--- start of SUPPLIED MATERIAL ---

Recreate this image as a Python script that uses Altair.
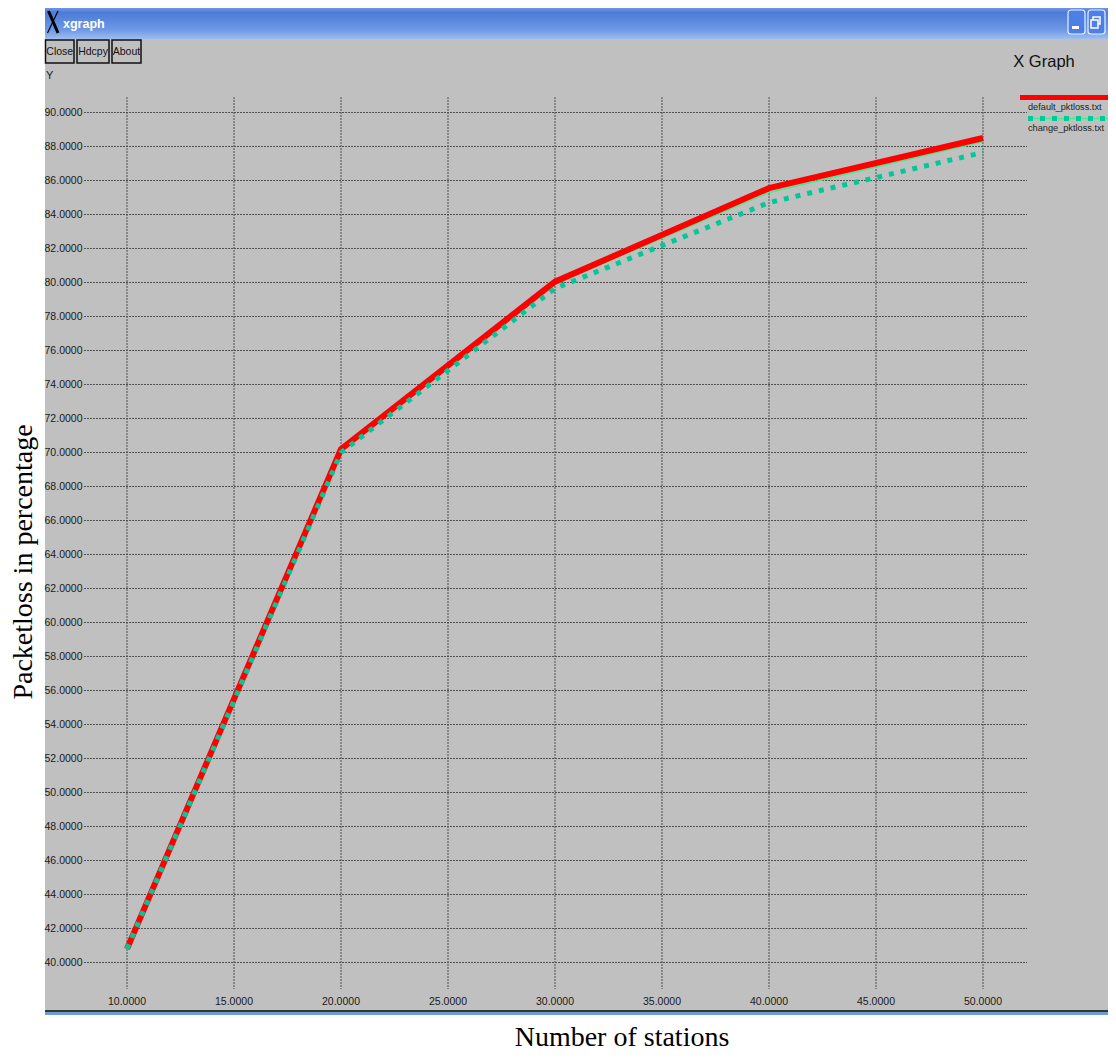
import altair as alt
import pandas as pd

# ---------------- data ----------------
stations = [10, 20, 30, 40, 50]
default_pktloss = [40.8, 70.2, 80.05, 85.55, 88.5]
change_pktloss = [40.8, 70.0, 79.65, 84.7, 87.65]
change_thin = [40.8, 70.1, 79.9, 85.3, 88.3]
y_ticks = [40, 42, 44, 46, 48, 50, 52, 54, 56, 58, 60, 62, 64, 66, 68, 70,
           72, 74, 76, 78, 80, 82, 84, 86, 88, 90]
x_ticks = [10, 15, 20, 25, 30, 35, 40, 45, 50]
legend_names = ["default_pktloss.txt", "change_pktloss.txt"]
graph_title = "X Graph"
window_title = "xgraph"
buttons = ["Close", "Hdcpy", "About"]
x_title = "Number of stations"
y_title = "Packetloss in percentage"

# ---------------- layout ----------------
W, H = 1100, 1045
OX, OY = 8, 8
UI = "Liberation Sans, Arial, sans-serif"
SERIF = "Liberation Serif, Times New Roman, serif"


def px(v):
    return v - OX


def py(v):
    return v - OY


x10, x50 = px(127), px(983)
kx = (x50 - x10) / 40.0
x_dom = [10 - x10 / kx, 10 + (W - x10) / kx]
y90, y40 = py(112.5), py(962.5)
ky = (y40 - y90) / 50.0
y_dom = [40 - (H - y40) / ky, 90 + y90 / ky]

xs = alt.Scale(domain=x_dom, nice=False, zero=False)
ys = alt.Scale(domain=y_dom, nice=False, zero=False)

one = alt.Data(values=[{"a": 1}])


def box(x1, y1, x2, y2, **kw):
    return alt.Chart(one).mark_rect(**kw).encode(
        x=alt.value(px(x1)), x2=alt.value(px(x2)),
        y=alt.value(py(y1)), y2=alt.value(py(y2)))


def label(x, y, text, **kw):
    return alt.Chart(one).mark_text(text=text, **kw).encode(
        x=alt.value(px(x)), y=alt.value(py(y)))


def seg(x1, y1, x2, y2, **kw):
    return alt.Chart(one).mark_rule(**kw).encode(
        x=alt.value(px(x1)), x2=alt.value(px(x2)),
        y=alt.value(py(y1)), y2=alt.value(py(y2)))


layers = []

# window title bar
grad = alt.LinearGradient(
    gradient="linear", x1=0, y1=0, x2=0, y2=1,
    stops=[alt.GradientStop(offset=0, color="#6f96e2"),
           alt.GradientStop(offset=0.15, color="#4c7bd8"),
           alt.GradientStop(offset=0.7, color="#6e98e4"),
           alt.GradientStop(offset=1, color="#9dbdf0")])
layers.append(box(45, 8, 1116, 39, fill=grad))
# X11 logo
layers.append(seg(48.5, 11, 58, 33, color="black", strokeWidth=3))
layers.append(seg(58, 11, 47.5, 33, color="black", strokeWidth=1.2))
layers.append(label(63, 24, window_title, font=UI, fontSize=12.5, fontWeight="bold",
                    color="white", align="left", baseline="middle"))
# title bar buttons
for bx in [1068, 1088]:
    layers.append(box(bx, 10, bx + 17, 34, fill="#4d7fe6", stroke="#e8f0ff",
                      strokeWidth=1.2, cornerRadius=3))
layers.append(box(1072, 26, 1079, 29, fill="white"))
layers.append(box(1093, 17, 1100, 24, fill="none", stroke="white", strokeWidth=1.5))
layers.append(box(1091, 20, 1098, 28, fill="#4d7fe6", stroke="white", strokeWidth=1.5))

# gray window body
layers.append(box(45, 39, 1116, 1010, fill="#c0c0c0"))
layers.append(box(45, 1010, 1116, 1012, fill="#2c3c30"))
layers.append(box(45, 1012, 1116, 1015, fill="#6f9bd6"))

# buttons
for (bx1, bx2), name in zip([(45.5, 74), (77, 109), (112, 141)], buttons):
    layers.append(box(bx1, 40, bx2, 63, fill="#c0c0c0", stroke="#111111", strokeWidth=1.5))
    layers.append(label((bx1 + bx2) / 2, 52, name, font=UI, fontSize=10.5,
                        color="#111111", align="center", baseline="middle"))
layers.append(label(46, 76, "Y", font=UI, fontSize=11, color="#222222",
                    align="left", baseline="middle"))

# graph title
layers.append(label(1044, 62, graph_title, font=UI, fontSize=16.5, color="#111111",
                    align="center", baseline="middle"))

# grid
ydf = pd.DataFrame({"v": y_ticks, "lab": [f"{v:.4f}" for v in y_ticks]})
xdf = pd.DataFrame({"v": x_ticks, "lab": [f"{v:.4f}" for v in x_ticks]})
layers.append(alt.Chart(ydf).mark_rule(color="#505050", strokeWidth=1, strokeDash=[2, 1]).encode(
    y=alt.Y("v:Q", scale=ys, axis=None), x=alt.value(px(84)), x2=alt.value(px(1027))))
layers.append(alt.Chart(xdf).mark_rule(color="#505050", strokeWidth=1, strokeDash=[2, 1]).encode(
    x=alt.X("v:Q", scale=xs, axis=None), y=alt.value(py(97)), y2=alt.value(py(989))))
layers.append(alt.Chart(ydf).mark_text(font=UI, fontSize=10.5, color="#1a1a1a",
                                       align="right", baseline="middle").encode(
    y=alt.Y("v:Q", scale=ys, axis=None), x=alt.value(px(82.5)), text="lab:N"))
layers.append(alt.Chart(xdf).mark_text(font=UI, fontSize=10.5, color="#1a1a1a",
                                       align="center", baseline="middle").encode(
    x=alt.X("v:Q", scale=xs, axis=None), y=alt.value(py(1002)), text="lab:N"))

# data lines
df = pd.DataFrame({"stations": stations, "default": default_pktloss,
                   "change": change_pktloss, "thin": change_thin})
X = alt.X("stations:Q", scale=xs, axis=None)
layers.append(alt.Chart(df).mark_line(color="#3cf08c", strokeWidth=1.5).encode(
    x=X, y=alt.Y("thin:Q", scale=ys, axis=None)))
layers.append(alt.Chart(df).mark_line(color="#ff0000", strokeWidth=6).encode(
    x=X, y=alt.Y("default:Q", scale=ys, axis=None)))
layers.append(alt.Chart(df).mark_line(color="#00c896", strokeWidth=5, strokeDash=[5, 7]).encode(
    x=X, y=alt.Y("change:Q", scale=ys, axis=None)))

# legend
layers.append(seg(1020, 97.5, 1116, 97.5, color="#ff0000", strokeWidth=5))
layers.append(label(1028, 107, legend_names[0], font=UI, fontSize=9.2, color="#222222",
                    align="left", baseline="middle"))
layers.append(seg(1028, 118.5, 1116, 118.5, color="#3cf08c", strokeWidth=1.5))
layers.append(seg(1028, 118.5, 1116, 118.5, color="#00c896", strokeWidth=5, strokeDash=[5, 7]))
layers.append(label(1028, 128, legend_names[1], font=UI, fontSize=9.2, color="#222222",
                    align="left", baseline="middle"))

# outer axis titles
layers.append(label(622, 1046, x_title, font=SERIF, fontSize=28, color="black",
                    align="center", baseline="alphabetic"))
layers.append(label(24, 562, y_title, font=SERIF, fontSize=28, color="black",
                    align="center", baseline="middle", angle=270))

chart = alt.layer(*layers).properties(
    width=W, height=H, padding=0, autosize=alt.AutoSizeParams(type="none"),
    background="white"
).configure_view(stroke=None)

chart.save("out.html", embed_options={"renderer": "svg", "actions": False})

--- end of SUPPLIED MATERIAL ---

**EXERCISE DESCRIPTION:** Go through the listing above and write it all out exactly, leaving out any picture.

**EXERCISE RESULT:**
Recreate this image as a Python script that uses Altair.
import altair as alt
import pandas as pd

# ---------------- data ----------------
stations = [10, 20, 30, 40, 50]
default_pktloss = [40.8, 70.2, 80.05, 85.55, 88.5]
change_pktloss = [40.8, 70.0, 79.65, 84.7, 87.65]
change_thin = [40.8, 70.1, 79.9, 85.3, 88.3]
y_ticks = [40, 42, 44, 46, 48, 50, 52, 54, 56, 58, 60, 62, 64, 66, 68, 70,
           72, 74, 76, 78, 80, 82, 84, 86, 88, 90]
x_ticks = [10, 15, 20, 25, 30, 35, 40, 45, 50]
legend_names = ["default_pktloss.txt", "change_pktloss.txt"]
graph_title = "X Graph"
window_title = "xgraph"
buttons = ["Close", "Hdcpy", "About"]
x_title = "Number of stations"
y_title = "Packetloss in percentage"

# ---------------- layout ----------------
W, H = 1100, 1045
OX, OY = 8, 8
UI = "Liberation Sans, Arial, sans-serif"
SERIF = "Liberation Serif, Times New Roman, serif"


def px(v):
    return v - OX


def py(v):
    return v - OY


x10, x50 = px(127), px(983)
kx = (x50 - x10) / 40.0
x_dom = [10 - x10 / kx, 10 + (W - x10) / kx]
y90, y40 = py(112.5), py(962.5)
ky = (y40 - y90) / 50.0
y_dom = [40 - (H - y40) / ky, 90 + y90 / ky]

xs = alt.Scale(domain=x_dom, nice=False, zero=False)
ys = alt.Scale(domain=y_dom, nice=False, zero=False)

one = alt.Data(values=[{"a": 1}])


def box(x1, y1, x2, y2, **kw):
    return alt.Chart(one).mark_rect(**kw).encode(
        x=alt.value(px(x1)), x2=alt.value(px(x2)),
        y=alt.value(py(y1)), y2=alt.value(py(y2)))


def label(x, y, text, **kw):
    return alt.Chart(one).mark_text(text=text, **kw).encode(
        x=alt.value(px(x)), y=alt.value(py(y)))


def seg(x1, y1, x2, y2, **kw):
    return alt.Chart(one).mark_rule(**kw).encode(
        x=alt.value(px(x1)), x2=alt.value(px(x2)),
        y=alt.value(py(y1)), y2=alt.value(py(y2)))


layers = []

# window title bar
grad = alt.LinearGradient(
    gradient="linear", x1=0, y1=0, x2=0, y2=1,
    stops=[alt.GradientStop(offset=0, color="#6f96e2"),
           alt.GradientStop(offset=0.15, color="#4c7bd8"),
           alt.GradientStop(offset=0.7, color="#6e98e4"),
           alt.GradientStop(offset=1, color="#9dbdf0")])
layers.append(box(45, 8, 1116, 39, fill=grad))
# X11 logo
layers.append(seg(48.5, 11, 58, 33, color="black", strokeWidth=3))
layers.append(seg(58, 11, 47.5, 33, color="black", strokeWidth=1.2))
layers.append(label(63, 24, window_title, font=UI, fontSize=12.5, fontWeight="bold",
                    color="white", align="left", baseline="middle"))
# title bar buttons
for bx in [1068, 1088]:
    layers.append(box(bx, 10, bx + 17, 34, fill="#4d7fe6", stroke="#e8f0ff",
                      strokeWidth=1.2, cornerRadius=3))
layers.append(box(1072, 26, 1079, 29, fill="white"))
layers.append(box(1093, 17, 1100, 24, fill="none", stroke="white", strokeWidth=1.5))
layers.append(box(1091, 20, 1098, 28, fill="#4d7fe6", stroke="white", strokeWidth=1.5))

# gray window body
layers.append(box(45, 39, 1116, 1010, fill="#c0c0c0"))
layers.append(box(45, 1010, 1116, 1012, fill="#2c3c30"))
layers.append(box(45, 1012, 1116, 1015, fill="#6f9bd6"))

# buttons
for (bx1, bx2), name in zip([(45.5, 74), (77, 109), (112, 141)], buttons):
    layers.append(box(bx1, 40, bx2, 63, fill="#c0c0c0", stroke="#111111", strokeWidth=1.5))
    layers.append(label((bx1 + bx2) / 2, 52, name, font=UI, fontSize=10.5,
                        color="#111111", align="center", baseline="middle"))
layers.append(label(46, 76, "Y", font=UI, fontSize=11, color="#222222",
                    align="left", baseline="middle"))

# graph title
layers.append(label(1044, 62, graph_title, font=UI, fontSize=16.5, color="#111111",
                    align="center", baseline="middle"))

# grid
ydf = pd.DataFrame({"v": y_ticks, "lab": [f"{v:.4f}" for v in y_ticks]})
xdf = pd.DataFrame({"v": x_ticks, "lab": [f"{v:.4f}" for v in x_ticks]})
layers.append(alt.Chart(ydf).mark_rule(color="#505050", strokeWidth=1, strokeDash=[2, 1]).encode(
    y=alt.Y("v:Q", scale=ys, axis=None), x=alt.value(px(84)), x2=alt.value(px(1027))))
layers.append(alt.Chart(xdf).mark_rule(color="#505050", strokeWidth=1, strokeDash=[2, 1]).encode(
    x=alt.X("v:Q", scale=xs, axis=None), y=alt.value(py(97)), y2=alt.value(py(989))))
layers.append(alt.Chart(ydf).mark_text(font=UI, fontSize=10.5, color="#1a1a1a",
                                       align="right", baseline="middle").encode(
    y=alt.Y("v:Q", scale=ys, axis=None), x=alt.value(px(82.5)), text="lab:N"))
layers.append(alt.Chart(xdf).mark_text(font=UI, fontSize=10.5, color="#1a1a1a",
                                       align="center", baseline="middle").encode(
    x=alt.X("v:Q", scale=xs, axis=None), y=alt.value(py(1002)), text="lab:N"))

# data lines
df = pd.DataFrame({"stations": stations, "default": default_pktloss,
                   "change": change_pktloss, "thin": change_thin})
X = alt.X("stations:Q", scale=xs, axis=None)
layers.append(alt.Chart(df).mark_line(color="#3cf08c", strokeWidth=1.5).encode(
    x=X, y=alt.Y("thin:Q", scale=ys, axis=None)))
layers.append(alt.Chart(df).mark_line(color="#ff0000", strokeWidth=6).encode(
    x=X, y=alt.Y("default:Q", scale=ys, axis=None)))
layers.append(alt.Chart(df).mark_line(color="#00c896", strokeWidth=5, strokeDash=[5, 7]).encode(
    x=X, y=alt.Y("change:Q", scale=ys, axis=None)))

# legend
layers.append(seg(1020, 97.5, 1116, 97.5, color="#ff0000", strokeWidth=5))
layers.append(label(1028, 107, legend_names[0], font=UI, fontSize=9.2, color="#222222",
                    align="left", baseline="middle"))
layers.append(seg(1028, 118.5, 1116, 118.5, color="#3cf08c", strokeWidth=1.5))
layers.append(seg(1028, 118.5, 1116, 118.5, color="#00c896", strokeWidth=5, strokeDash=[5, 7]))
layers.append(label(1028, 128, legend_names[1], font=UI, fontSize=9.2, color="#222222",
                    align="left", baseline="middle"))

# outer axis titles
layers.append(label(622, 1046, x_title, font=SERIF, fontSize=28, color="black",
                    align="center", baseline="alphabetic"))
layers.append(label(24, 562, y_title, font=SERIF, fontSize=28, color="black",
                    align="center", baseline="middle", angle=270))

chart = alt.layer(*layers).properties(
    width=W, height=H, padding=0, autosize=alt.AutoSizeParams(type="none"),
    background="white"
).configure_view(stroke=None)

chart.save("out.html", embed_options={"renderer": "svg", "actions": False})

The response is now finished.